Saturday 21 June 2008

Re-post: Dry stone walls - Mar 05

From Friday, March 11, 2005

A long ramble, vaguely related to dry stone walls

I slept last night from 10pm until 8am this morning and am feeling much better for it. Still full of cold, sneezing etc., but the sun's shining and Blogger comments are working again! So I'm a lot happier. I'm wondering how best to spend my day today. There's so much that needs doing.

Ideally I'd like to work out in the field. The dry stone walls all around the field are broken, and I noticed something really interesting last week. A little band of boys had come up the hill to grass-sledge down the public footpath. I had a chat with them, told them about the deer. They seemed like really nice kids. The eldest (about 8) was doing a bit of a tough-boy routine, but when I told him about the deer he said he'd be frightened of them! How far away from natural living have we come, when strapping young lads are frightened of deer? I put him straight: "Oh no! The deer are much more frightened of us. They'll run away and hide as soon as they hear or see you."

Eventually I got back to my path-digging and the boys sledged a bit more, then started to wander back to their homes again, through the top fields this time. They were a bored-looking, straggly group, kicking grass and bickering a bit as they went. Some of the walls around the top fields are in need of repair too, though these fields are owned by the dairy farm and hence, not my problem. But as they went past a broken bit of wall the boys, in their boredom, started breaking more off it and throwing the stones around. They soon tired of this too and carried on their journey without having caused a lot of extra damage, but it started me thinking about a couple of things:

Chaos attracts chaos and decay attracts decay. The boys weren't interested in damaging the walls that were intact. It just wouldn't have occurred to them. But if something's damaged, it appeals to bored young minds to speed the process up, by adding their own bit of damage. Why? I think I've got some tentative reasons. Young lads are full of physical creative energy. If they can't put it to productive use, they'll put it to destructive use instead. That kind of energy has to go somewhere.

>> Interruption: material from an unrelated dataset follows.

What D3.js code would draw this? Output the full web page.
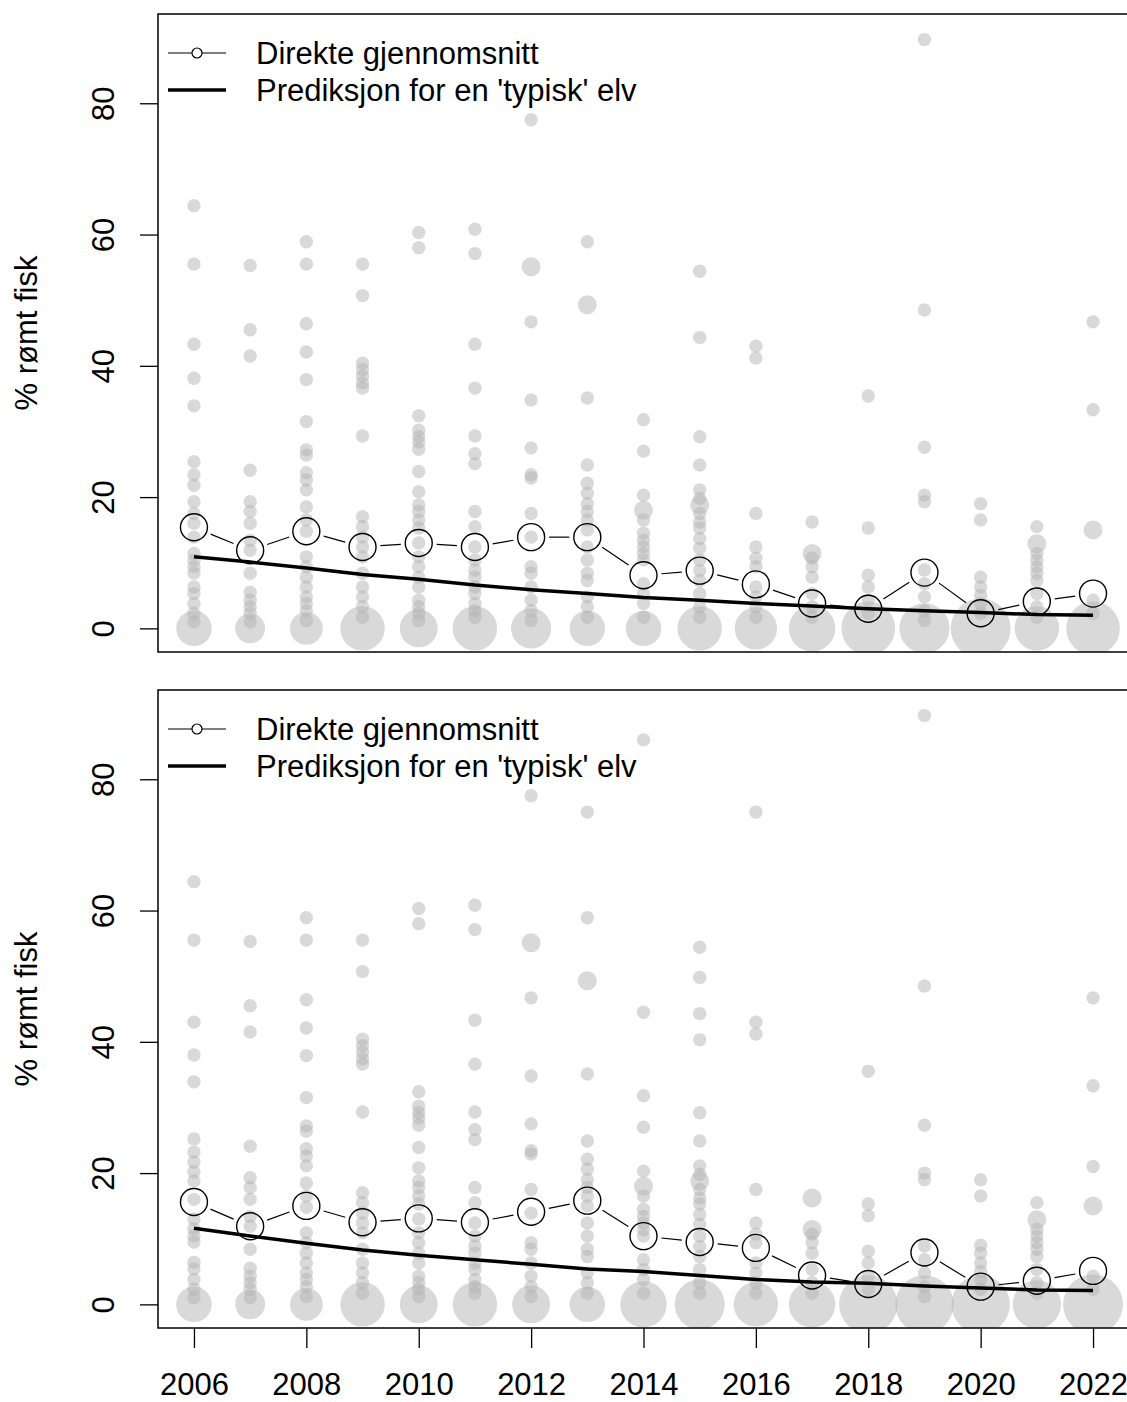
<!DOCTYPE html>
<html>
<head>
<meta charset="utf-8">
<script src="https://cdn.jsdelivr.net/npm/d3@7"></script>
<style>
  body { margin: 0; background: #fff; }
  text { font-family: "Liberation Sans", Arial, sans-serif; fill: #000; }
</style>
</head>
<body>
<div id="chart"></div>
<script>
// ---- data ----
var years = [2006, 2007, 2008, 2009, 2010, 2011, 2012, 2013, 2014, 2015, 2016, 2017, 2018, 2019, 2020, 2021, 2022];
var xTicks = [2006, 2008, 2010, 2012, 2014, 2016, 2018, 2020, 2022];
var yTicks = [0, 20, 40, 60, 80];
var yLabel = "% rømt fisk";
var legendLabels = ["Direkte gjennomsnitt", "Prediksjon for en 'typisk' elv"];

// top panel
var topMean = [15.4, 11.9, 14.8, 12.4, 13.0, 12.4, 13.9, 13.9, 8.1, 8.8, 6.7, 3.8, 3.0, 8.5, 2.3, 4.1, 5.3];
var topPred = [10.9, 10.1, 9.2, 8.2, 7.5, 6.6, 5.9, 5.3, 4.7, 4.3, 3.8, 3.4, 3.0, 2.7, 2.4, 2.1, 2.0];
var topZeros = [7, 5, 6, 11, 8, 11, 9, 7, 7, 11, 10, 12, 16, 14, 20, 11, 16];
var topObs = [
  [64.4, 55.5, 43.3, 38.1, 33.9, 25.4, 23.4, 21.8, 19.3, 17.5, 16.0, 13.9, 11.4, 10.4, 9.4, 8.4, 6.3, 5.3, 3.8, 2.3, 1.0],
  [55.3, 45.5, 41.5, 24.1, 19.3, 17.8, 16.0, 13.4, 11.9, 8.4, 5.5, 4.3, 3.3, 2.3, 1.0],
  [58.9, 55.5, 46.4, 42.1, 37.9, 31.5, 27.2, 26.4, 23.7, 22.6, 21.1, 18.5, 16.5, 14.8, 10.9, 9.4, 7.8, 6.3, 4.8, 3.8, 2.7, 1.2],
  [55.5, 50.7, 40.4, 39.4, 38.4, 37.4, 36.6, 29.3, 17.0, 15.5, 13.9, 12.4, 10.9, 8.4, 6.3, 4.8, 3.3, 1.7],
  [60.3, 58.0, 32.4, 30.2, 29.2, 28.4, 27.3, 23.9, 20.8, 18.8, 17.8, 16.5, 15.3, 13.0, 10.9, 9.4, 7.8, 6.3, 4.3, 3.3, 2.3, 1.2],
  [60.8, 57.1, 43.3, 36.6, 29.3, 26.6, 25.1, 17.8, 15.5, 12.4, 10.4, 8.9, 7.8, 6.3, 5.3, 3.8, 2.7, 1.7],
  [77.5, 55.1, 55.1, 46.7, 34.8, 27.5, 23.4, 22.9, 17.5, 13.9, 9.4, 8.4, 6.3, 4.3, 2.7, 1.2],
  [58.9, 49.3, 49.3, 35.1, 24.9, 22.1, 20.6, 19.0, 17.8, 16.5, 15.0, 12.4, 10.4, 8.4, 7.3, 4.8, 3.3, 1.7],
  [31.8, 27.0, 20.3, 18.0, 18.0, 16.5, 14.5, 13.4, 12.4, 11.4, 10.4, 6.8, 5.3, 3.8, 1.7],
  [54.4, 44.3, 29.2, 24.9, 21.1, 19.8, 18.8, 18.8, 17.5, 16.2, 15.3, 13.7, 12.2, 10.4, 8.8, 7.3, 5.3, 3.3, 1.7],
  [43.0, 41.2, 17.5, 12.4, 10.7, 9.4, 6.3, 4.8, 3.3, 1.7],
  [16.2, 11.4, 11.4, 10.7, 9.4, 7.8, 5.3, 3.3, 1.7],
  [35.4, 15.3, 8.1, 6.3, 4.3, 2.3],
  [89.7, 48.5, 27.6, 20.3, 19.3, 8.9, 6.8, 4.8, 2.7, 1.2],
  [19.0, 16.5, 7.8, 6.3, 5.0, 3.8, 2.3],
  [15.5, 12.9, 12.9, 11.4, 10.4, 9.4, 8.4, 7.3, 5.3, 3.3, 1.7],
  [46.7, 33.3, 15.0, 15.0, 4.3, 2.3]
];

// bottom panel
var botMean = [15.6, 11.9, 15.0, 12.5, 13.1, 12.5, 14.1, 15.8, 10.4, 9.5, 8.6, 4.4, 3.1, 7.9, 2.7, 3.6, 5.1];
var botPred = [11.6, 10.4, 9.3, 8.3, 7.5, 6.8, 6.1, 5.4, 5.0, 4.4, 3.8, 3.4, 3.2, 2.8, 2.5, 2.2, 2.1];
var botZeros = [7, 5, 6, 11, 8, 11, 8, 7, 12, 14, 11, 12, 19, 19, 19, 13, 20];
var botObs = [
  [64.4, 55.5, 43.0, 38.0, 33.9, 25.2, 23.2, 21.7, 20.2, 18.8, 16.0, 13.0, 11.5, 10.4, 9.5, 6.4, 5.4, 3.8, 2.3, 1.0],
  [55.3, 45.5, 41.5, 24.1, 19.3, 17.8, 16.0, 13.4, 11.9, 8.4, 5.5, 4.3, 3.3, 2.3, 1.0],
  [58.9, 55.5, 46.4, 42.1, 37.9, 31.5, 27.2, 26.4, 23.7, 22.6, 21.1, 18.5, 16.5, 14.8, 10.9, 9.4, 7.8, 6.3, 4.8, 3.8, 2.7, 1.2],
  [55.5, 50.7, 40.4, 39.4, 38.4, 37.4, 36.6, 29.3, 17.0, 15.5, 13.9, 12.4, 10.9, 8.4, 6.3, 4.8, 3.3, 1.7],
  [60.3, 58.0, 32.4, 30.2, 29.2, 28.4, 27.3, 23.9, 20.8, 18.8, 17.8, 16.5, 15.3, 13.0, 10.9, 9.4, 7.8, 6.3, 4.3, 3.3, 2.3, 1.2],
  [60.8, 57.1, 43.3, 36.6, 29.3, 26.6, 25.1, 17.8, 15.5, 12.4, 10.4, 8.9, 7.8, 6.3, 5.3, 3.8, 2.7, 1.7],
  [77.5, 55.1, 55.1, 46.7, 34.8, 27.5, 23.4, 22.9, 17.5, 13.9, 9.4, 8.4, 6.3, 4.3, 2.7, 1.2],
  [75.0, 58.9, 49.3, 49.3, 35.1, 24.9, 22.1, 20.6, 19.0, 17.8, 16.5, 15.0, 12.4, 10.4, 8.4, 7.3, 4.8, 3.3, 1.7],
  [86.0, 44.5, 31.8, 27.0, 20.3, 18.0, 18.0, 16.5, 14.5, 13.4, 12.4, 11.4, 10.4, 6.8, 5.3, 3.8, 1.7],
  [54.4, 49.8, 44.3, 40.3, 29.2, 24.9, 21.1, 19.8, 18.8, 18.8, 17.5, 16.2, 15.3, 13.7, 12.2, 10.4, 8.8, 7.3, 5.3, 3.3, 1.7],
  [75.0, 43.0, 41.2, 17.5, 12.4, 10.7, 9.4, 6.3, 4.8, 3.3, 1.7],
  [16.2, 16.2, 11.4, 11.4, 10.7, 9.4, 7.8, 5.3, 3.3, 1.7],
  [35.5, 15.3, 13.5, 8.1, 6.3, 4.3, 2.3],
  [89.7, 48.5, 27.3, 20.0, 19.0, 8.9, 6.8, 4.8, 2.7, 1.2],
  [19.0, 16.5, 9.0, 7.8, 6.3, 5.0, 3.8, 2.3],
  [15.5, 12.9, 12.9, 11.4, 10.4, 9.4, 8.4, 7.3, 5.3, 3.3, 1.7],
  [46.7, 33.3, 21.0, 15.0, 15.0, 4.3, 2.3]
];

// ---- layout ----
var svgWidth = 1127;
var svgHeight = 1402;
var boxLeft = 158, boxRight = 1129;
var fontSize = 31;

var panels = [
  { top: 14, bottom: 652, mean: topMean, pred: topPred, zeros: topZeros, obs: topObs, xAxis: false },
  { top: 690, bottom: 1328, mean: botMean, pred: botPred, zeros: botZeros, obs: botObs, xAxis: true }
];

var svg = d3.select("#chart")
  .append("svg")
  .attr("width", svgWidth)
  .attr("height", svgHeight);

var x = d3.scaleLinear()
  .domain([2005.36, 2022.64])
  .range([boxLeft, boxRight]);

// point radius grows with number of rivers sharing the value
var rScale = d3.scaleSqrt().domain([0, 1]).range([0, 6.7]);

panels.forEach(function(p, i) {
  var y = d3.scaleLinear()
    .domain([-3.6, 93.6])
    .range([p.bottom, p.top]);

  svg.append("clipPath")
    .attr("id", "clip" + i)
    .append("rect")
    .attr("x", boxLeft)
    .attr("y", p.top)
    .attr("width", boxRight - boxLeft)
    .attr("height", p.bottom - p.top);

  // build river points per year
  var pts = [];
  years.forEach(function(yr, j) {
    pts.push({ year: yr, value: 0, n: p.zeros[j] });
    d3.rollups(p.obs[j], v => v.length, d => d).forEach(function(e) {
      pts.push({ year: yr, value: e[0], n: e[1] });
    });
  });

  var plot = svg.append("g").attr("clip-path", "url(#clip" + i + ")");

  plot.selectAll("circle.river")
    .data(pts)
    .enter()
    .append("circle")
    .attr("class", "river")
    .attr("cx", d => x(d.year))
    .attr("cy", d => y(d.value))
    .attr("r", d => rScale(d.n))
    .attr("fill", "rgb(180,180,180)")
    .attr("fill-opacity", 0.5);

  // prediction line
  var line = d3.line()
    .x((d, j) => x(years[j]))
    .y(d => y(d));

  plot.append("path")
    .datum(p.pred)
    .attr("d", line)
    .attr("fill", "none")
    .attr("stroke", "#000")
    .attr("stroke-width", 3.5);

  // direct means, type "b": segments with gaps round the points
  var gap = 18;
  for (var j = 0; j < years.length - 1; j++) {
    var x1 = x(years[j]), y1 = y(p.mean[j]);
    var x2 = x(years[j + 1]), y2 = y(p.mean[j + 1]);
    var dist = Math.hypot(x2 - x1, y2 - y1);
    if (dist <= 2 * gap) continue;
    var ux = (x2 - x1) / dist, uy = (y2 - y1) / dist;
    plot.append("line")
      .attr("x1", x1 + ux * gap).attr("y1", y1 + uy * gap)
      .attr("x2", x2 - ux * gap).attr("y2", y2 - uy * gap)
      .attr("stroke", "#000")
      .attr("stroke-width", 1.2);
  }

  plot.selectAll("circle.mean")
    .data(p.mean)
    .enter()
    .append("circle")
    .attr("class", "mean")
    .attr("cx", (d, j) => x(years[j]))
    .attr("cy", d => y(d))
    .attr("r", 13.5)
    .attr("fill", "none")
    .attr("stroke", "#000")
    .attr("stroke-width", 1.4);

  // box
  svg.append("rect")
    .attr("x", boxLeft)
    .attr("y", p.top)
    .attr("width", boxRight - boxLeft)
    .attr("height", p.bottom - p.top)
    .attr("fill", "none")
    .attr("stroke", "#000")
    .attr("stroke-width", 1.5);

  // y axis
  var leftAxis = d3.axisLeft(y).tickValues(yTicks).tickSize(18).tickFormat(d3.format("d"));
  var yAxis = svg.append("g")
    .attr("transform", `translate(${boxLeft}, 0)`)
    .call(leftAxis);
  yAxis.select(".domain").remove();
  yAxis.attr("font-size", fontSize).attr("font-family", null);
  yAxis.selectAll(".tick line").attr("stroke", "#000").attr("stroke-width", 1.3);
  yAxis.selectAll(".tick text")
    .attr("x", null)
    .attr("dy", null)
    .attr("text-anchor", "middle")
    .attr("transform", "translate(-44,0) rotate(-90)");

  // y label
  svg.append("text")
    .attr("transform", `translate(37, ${(p.top + p.bottom) / 2}) rotate(-90)`)
    .attr("text-anchor", "middle")
    .attr("font-size", fontSize)
    .text(yLabel);

  // legend
  var lg = svg.append("g").attr("transform", `translate(0, ${p.top})`);
  lg.append("line")
    .attr("x1", 168).attr("x2", 226).attr("y1", 39).attr("y2", 39)
    .attr("stroke", "#000").attr("stroke-width", 1.2);
  lg.append("circle")
    .attr("cx", 197).attr("cy", 39).attr("r", 5)
    .attr("fill", "#fff").attr("stroke", "#000").attr("stroke-width", 1.2);
  lg.append("line")
    .attr("x1", 168).attr("x2", 226).attr("y1", 76).attr("y2", 76)
    .attr("stroke", "#000").attr("stroke-width", 3.5);
  lg.selectAll("text")
    .data(legendLabels)
    .enter()
    .append("text")
    .attr("x", 256)
    .attr("y", (d, k) => 39 + k * 37)
    .attr("dy", "0.35em")
    .attr("font-size", fontSize)
    .text(d => d);

  // x axis only under the lower panel
  if (p.xAxis) {
    var bottomAxis = d3.axisBottom(x).tickValues(xTicks).tickSize(20).tickFormat(d3.format("d"));
    var xAxisG = svg.append("g")
      .attr("transform", `translate(0, ${p.bottom})`)
      .call(bottomAxis);
    xAxisG.select(".domain").remove();
    xAxisG.attr("font-size", fontSize).attr("font-family", null);
    xAxisG.selectAll(".tick line").attr("stroke", "#000").attr("stroke-width", 1.3);
    xAxisG.selectAll(".tick text")
      .attr("y", 67)
      .attr("dy", null);
  }
});
</script>
</body>
</html>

Once upon a time they'd have been employed, quite legally, to labour for stone-wallers at their age. They'd have been well-supervised by the adult, taught how to repair the walls and they'd have gained satisfaction and pride in the end results. Nowadays, we have to pay someone £500 per week to repair stone walls (not that I can afford to) and about as much again for the amount of new stone they'd get through in that time. It's highly-skilled labour. Children are of no use to us except to sit in classrooms 5 days a week and be 'taught' how to read and write. What are they supposed to do at the weekends? Not society's problem. Except that it is society's problem, because society is having its walls and everything else wrecked by bored, frustrated kids.

My walls will stay broken for now, because there's no-one to look after my children for the 200 hours it would take me to fix them. And there's an interesting thing. I've got 3 potential workers here myself: one to babysit, and 2 to help me wall-build. I haven't asked them to help because I don't like to influence their decisions about how they spend their time. I'd much rather one of them thought: those walls are collapsing: I'll fix them. Why doesn't that happen? 2 reasons: it probably doesn't occur to them they CAN fix them, and they actually don't care whether they're broken or not.

I recently asked Ali what he'd do with the field if it was his. The answer? "Sell it." I was stunned! "You can't sell land! It's for your children, your grandchildren! You can't sell it!" He just shrugged and walked away.

What's the point in keeping land for your children if they don't even want it? Maybe it's a teenage thing. Or maybe the landowning instinct has had its day, and the way of the future is virtual living, in virtual space.

There are proper answers to all this somewhere, that will make it all make sense and fall into place - just waiting for me to work them out.